====== Extracted records ======

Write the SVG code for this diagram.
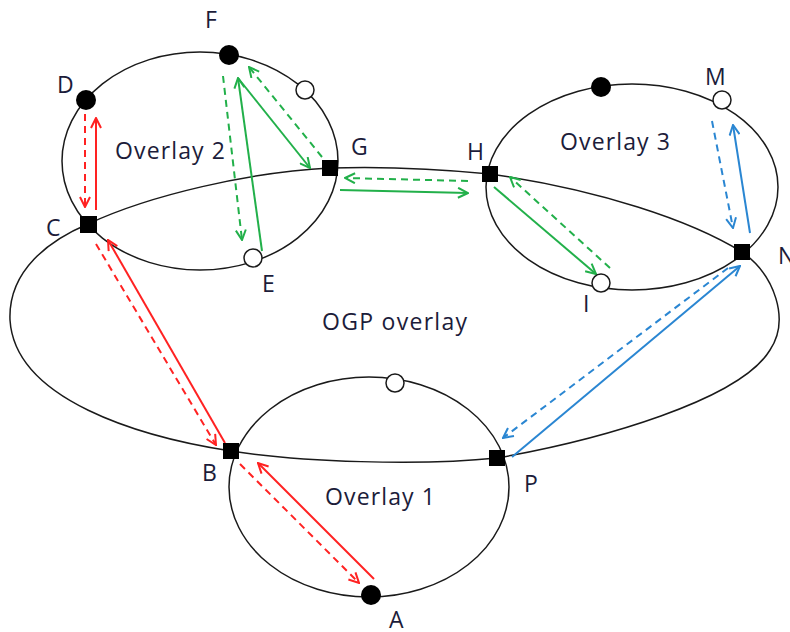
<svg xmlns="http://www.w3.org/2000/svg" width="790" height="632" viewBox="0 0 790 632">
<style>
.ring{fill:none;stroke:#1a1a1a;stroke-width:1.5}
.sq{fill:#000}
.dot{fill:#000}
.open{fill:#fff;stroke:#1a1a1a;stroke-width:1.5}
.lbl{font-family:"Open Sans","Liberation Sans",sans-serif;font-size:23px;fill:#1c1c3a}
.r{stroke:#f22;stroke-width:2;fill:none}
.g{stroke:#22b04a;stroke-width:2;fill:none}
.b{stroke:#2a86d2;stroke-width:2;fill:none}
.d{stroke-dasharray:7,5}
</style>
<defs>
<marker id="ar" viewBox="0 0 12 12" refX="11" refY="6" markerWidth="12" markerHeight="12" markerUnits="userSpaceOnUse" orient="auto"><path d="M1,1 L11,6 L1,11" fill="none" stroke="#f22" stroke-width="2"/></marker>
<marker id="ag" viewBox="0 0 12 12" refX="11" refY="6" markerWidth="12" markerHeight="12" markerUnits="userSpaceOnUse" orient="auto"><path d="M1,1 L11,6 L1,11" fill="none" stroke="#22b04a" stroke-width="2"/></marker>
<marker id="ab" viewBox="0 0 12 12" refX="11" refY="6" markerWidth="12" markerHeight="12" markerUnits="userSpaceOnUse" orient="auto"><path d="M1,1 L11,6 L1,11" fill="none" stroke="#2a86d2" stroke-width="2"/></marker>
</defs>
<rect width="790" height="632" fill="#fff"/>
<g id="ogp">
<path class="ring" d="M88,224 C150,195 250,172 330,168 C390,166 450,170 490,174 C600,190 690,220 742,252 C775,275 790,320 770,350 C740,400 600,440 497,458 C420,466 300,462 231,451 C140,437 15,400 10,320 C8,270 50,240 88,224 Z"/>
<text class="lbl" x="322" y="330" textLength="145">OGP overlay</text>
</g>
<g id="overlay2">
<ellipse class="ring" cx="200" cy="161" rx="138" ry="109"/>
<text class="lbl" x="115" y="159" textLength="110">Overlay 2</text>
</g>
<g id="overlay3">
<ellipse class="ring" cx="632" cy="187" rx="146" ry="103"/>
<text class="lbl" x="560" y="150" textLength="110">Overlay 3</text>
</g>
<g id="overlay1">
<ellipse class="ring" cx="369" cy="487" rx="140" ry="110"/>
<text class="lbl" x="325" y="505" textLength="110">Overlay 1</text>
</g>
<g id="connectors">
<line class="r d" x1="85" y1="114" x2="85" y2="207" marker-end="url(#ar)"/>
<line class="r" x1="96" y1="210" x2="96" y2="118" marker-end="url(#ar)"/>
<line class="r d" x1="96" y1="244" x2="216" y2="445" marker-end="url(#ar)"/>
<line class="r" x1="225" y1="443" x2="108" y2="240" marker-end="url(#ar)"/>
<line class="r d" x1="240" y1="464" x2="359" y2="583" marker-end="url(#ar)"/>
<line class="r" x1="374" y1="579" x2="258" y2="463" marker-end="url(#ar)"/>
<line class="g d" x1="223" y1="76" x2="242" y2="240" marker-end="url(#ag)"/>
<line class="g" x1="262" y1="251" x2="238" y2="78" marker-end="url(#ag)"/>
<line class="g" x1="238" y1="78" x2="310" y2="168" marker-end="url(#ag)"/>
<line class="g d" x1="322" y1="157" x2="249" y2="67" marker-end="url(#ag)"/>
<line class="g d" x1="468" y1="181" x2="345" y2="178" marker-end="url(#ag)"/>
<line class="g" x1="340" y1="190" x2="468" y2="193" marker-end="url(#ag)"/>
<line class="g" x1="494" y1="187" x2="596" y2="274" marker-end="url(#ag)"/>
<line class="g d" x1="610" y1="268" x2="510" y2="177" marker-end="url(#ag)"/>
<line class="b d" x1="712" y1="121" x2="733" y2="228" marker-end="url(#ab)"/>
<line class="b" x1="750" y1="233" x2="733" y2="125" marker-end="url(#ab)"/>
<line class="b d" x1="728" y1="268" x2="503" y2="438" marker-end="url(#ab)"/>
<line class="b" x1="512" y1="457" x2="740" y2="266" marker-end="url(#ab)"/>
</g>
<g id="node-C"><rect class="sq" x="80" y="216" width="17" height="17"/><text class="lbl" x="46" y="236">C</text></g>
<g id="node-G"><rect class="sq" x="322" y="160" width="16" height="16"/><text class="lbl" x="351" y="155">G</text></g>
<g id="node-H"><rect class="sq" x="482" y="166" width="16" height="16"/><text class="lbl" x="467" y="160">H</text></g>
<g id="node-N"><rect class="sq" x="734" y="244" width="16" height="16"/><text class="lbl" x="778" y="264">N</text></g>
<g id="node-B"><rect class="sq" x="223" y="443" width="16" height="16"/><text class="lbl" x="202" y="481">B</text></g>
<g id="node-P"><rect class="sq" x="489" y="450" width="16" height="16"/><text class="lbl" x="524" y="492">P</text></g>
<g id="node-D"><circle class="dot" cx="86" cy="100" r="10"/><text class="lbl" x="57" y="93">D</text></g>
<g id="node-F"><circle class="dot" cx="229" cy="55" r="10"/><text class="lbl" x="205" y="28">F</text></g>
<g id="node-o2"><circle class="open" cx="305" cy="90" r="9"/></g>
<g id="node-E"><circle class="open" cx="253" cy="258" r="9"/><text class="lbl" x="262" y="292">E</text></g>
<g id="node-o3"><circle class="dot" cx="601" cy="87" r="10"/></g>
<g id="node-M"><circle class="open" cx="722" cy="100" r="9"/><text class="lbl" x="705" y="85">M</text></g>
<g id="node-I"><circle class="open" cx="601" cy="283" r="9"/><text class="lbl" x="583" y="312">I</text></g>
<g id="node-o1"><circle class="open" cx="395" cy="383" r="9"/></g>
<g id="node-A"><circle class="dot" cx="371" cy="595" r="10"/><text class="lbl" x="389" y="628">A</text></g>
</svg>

======
====== Extracted records ======

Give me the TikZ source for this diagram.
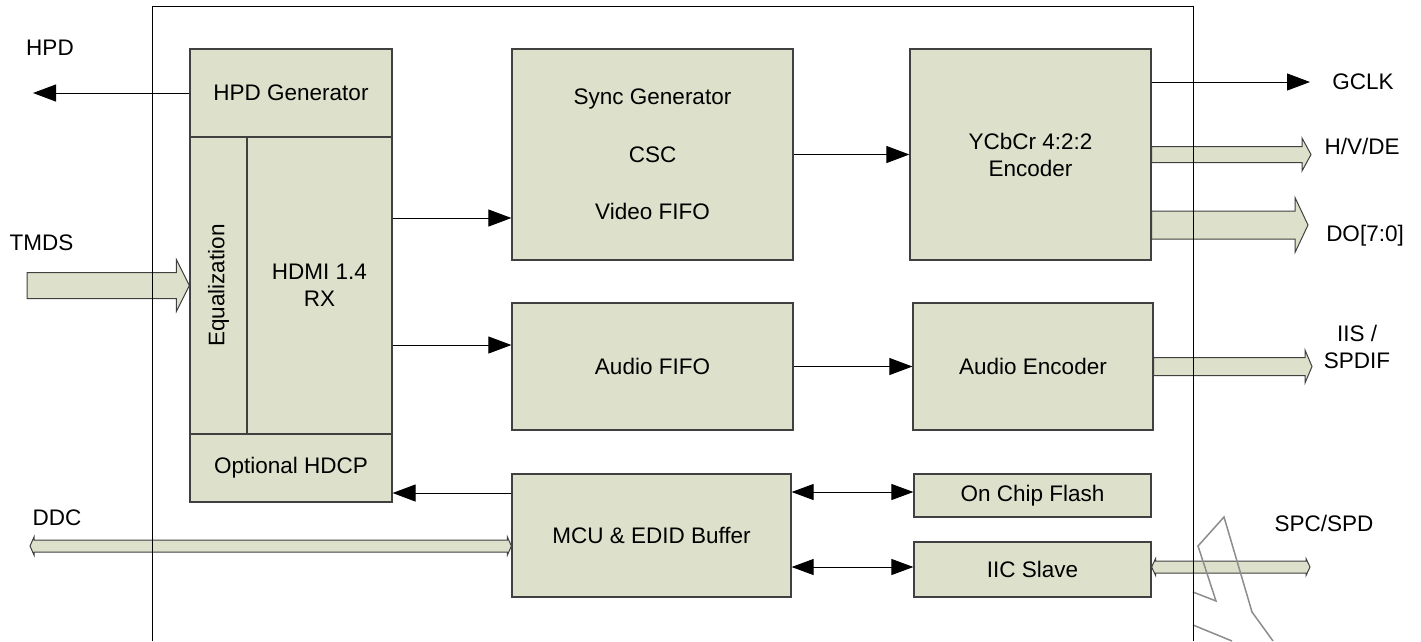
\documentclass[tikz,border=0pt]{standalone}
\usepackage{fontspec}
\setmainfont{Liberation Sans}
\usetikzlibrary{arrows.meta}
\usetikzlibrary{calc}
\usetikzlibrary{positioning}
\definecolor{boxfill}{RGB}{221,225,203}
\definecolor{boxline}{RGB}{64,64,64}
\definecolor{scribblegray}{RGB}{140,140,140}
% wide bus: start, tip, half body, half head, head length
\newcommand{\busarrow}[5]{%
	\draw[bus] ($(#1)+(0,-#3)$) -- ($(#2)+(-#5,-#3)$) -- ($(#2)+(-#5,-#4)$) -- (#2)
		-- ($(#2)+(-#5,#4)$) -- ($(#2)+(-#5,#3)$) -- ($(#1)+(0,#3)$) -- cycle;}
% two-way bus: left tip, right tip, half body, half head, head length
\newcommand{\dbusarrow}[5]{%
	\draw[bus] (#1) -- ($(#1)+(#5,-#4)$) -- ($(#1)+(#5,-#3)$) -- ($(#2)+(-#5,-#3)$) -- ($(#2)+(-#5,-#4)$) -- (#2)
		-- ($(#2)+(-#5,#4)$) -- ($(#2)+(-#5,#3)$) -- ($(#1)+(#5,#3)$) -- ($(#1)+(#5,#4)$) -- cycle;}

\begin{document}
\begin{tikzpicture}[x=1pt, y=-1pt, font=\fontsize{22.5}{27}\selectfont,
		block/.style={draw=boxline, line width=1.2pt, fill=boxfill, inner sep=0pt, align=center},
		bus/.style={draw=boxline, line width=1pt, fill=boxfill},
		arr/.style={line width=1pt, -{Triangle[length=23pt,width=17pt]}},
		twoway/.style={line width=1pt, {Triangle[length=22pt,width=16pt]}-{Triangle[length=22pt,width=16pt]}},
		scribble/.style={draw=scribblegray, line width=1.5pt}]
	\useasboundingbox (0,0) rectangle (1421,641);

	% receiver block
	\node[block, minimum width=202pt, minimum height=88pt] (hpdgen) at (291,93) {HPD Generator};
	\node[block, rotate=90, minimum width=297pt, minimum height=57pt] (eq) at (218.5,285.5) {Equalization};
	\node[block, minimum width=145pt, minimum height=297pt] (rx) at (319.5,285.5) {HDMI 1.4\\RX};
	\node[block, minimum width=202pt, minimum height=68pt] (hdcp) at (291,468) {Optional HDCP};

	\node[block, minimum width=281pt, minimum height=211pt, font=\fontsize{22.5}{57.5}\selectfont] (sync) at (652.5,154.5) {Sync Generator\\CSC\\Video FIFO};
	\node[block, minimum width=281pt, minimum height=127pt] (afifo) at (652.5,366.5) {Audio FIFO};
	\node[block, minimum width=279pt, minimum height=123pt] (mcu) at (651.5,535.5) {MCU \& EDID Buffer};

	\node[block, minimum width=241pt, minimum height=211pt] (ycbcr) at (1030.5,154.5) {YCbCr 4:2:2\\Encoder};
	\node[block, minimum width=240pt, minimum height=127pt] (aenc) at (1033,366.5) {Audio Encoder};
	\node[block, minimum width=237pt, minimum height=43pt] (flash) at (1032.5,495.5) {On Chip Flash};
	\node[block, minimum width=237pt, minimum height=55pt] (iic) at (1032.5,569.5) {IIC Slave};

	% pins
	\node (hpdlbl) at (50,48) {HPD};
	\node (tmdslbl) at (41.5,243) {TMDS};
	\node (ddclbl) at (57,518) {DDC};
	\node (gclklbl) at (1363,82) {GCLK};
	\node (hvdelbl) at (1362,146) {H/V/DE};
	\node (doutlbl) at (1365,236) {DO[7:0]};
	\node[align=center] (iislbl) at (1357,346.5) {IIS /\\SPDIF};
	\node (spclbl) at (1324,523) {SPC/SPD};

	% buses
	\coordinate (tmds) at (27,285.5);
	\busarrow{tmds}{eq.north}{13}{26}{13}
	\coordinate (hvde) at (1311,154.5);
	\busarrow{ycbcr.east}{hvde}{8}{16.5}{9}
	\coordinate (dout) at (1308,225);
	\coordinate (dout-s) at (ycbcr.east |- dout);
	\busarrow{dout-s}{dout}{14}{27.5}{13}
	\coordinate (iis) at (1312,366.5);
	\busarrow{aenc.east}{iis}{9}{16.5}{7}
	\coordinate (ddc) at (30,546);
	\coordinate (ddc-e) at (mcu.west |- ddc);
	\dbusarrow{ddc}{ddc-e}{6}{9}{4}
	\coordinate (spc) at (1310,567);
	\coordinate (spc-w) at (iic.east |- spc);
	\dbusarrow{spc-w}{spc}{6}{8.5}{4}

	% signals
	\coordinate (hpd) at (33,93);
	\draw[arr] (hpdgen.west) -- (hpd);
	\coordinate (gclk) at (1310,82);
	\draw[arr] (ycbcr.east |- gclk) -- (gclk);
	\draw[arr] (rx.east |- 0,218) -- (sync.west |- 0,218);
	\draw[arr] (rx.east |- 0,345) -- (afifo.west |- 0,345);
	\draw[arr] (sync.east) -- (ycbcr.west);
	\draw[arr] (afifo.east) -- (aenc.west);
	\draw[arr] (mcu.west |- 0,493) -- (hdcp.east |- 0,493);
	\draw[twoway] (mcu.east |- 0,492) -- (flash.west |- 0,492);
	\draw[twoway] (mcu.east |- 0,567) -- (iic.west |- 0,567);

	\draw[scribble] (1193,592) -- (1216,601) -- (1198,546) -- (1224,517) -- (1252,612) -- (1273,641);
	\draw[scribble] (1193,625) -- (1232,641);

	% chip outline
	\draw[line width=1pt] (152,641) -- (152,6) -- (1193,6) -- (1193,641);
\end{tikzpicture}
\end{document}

======

■ Aim ■
Leave out the pictures and transcribe exactly the lines from the one containing "Give me the TikZ source for this diagram." through the one containing "minimum width=279pt, minimum".

■ Solution to this task ■
Give me the TikZ source for this diagram.
\documentclass[tikz,border=0pt]{standalone}
\usepackage{fontspec}
\setmainfont{Liberation Sans}
\usetikzlibrary{arrows.meta}
\usetikzlibrary{calc}
\usetikzlibrary{positioning}
\definecolor{boxfill}{RGB}{221,225,203}
\definecolor{boxline}{RGB}{64,64,64}
\definecolor{scribblegray}{RGB}{140,140,140}
% wide bus: start, tip, half body, half head, head length
\newcommand{\busarrow}[5]{%
	\draw[bus] ($(#1)+(0,-#3)$) -- ($(#2)+(-#5,-#3)$) -- ($(#2)+(-#5,-#4)$) -- (#2)
		-- ($(#2)+(-#5,#4)$) -- ($(#2)+(-#5,#3)$) -- ($(#1)+(0,#3)$) -- cycle;}
% two-way bus: left tip, right tip, half body, half head, head length
\newcommand{\dbusarrow}[5]{%
	\draw[bus] (#1) -- ($(#1)+(#5,-#4)$) -- ($(#1)+(#5,-#3)$) -- ($(#2)+(-#5,-#3)$) -- ($(#2)+(-#5,-#4)$) -- (#2)
		-- ($(#2)+(-#5,#4)$) -- ($(#2)+(-#5,#3)$) -- ($(#1)+(#5,#3)$) -- ($(#1)+(#5,#4)$) -- cycle;}

\begin{document}
\begin{tikzpicture}[x=1pt, y=-1pt, font=\fontsize{22.5}{27}\selectfont,
		block/.style={draw=boxline, line width=1.2pt, fill=boxfill, inner sep=0pt, align=center},
		bus/.style={draw=boxline, line width=1pt, fill=boxfill},
		arr/.style={line width=1pt, -{Triangle[length=23pt,width=17pt]}},
		twoway/.style={line width=1pt, {Triangle[length=22pt,width=16pt]}-{Triangle[length=22pt,width=16pt]}},
		scribble/.style={draw=scribblegray, line width=1.5pt}]
	\useasboundingbox (0,0) rectangle (1421,641);

	% receiver block
	\node[block, minimum width=202pt, minimum height=88pt] (hpdgen) at (291,93) {HPD Generator};
	\node[block, rotate=90, minimum width=297pt, minimum height=57pt] (eq) at (218.5,285.5) {Equalization};
	\node[block, minimum width=145pt, minimum height=297pt] (rx) at (319.5,285.5) {HDMI 1.4\\RX};
	\node[block, minimum width=202pt, minimum height=68pt] (hdcp) at (291,468) {Optional HDCP};

	\node[block, minimum width=281pt, minimum height=211pt, font=\fontsize{22.5}{57.5}\selectfont] (sync) at (652.5,154.5) {Sync Generator\\CSC\\Video FIFO};
	\node[block, minimum width=281pt, minimum height=127pt] (afifo) at (652.5,366.5) {Audio FIFO};
	\node[block, minimum width=279pt, minimum height=123pt] (mcu) at (651.5,535.5) {MCU \& EDID Buffer};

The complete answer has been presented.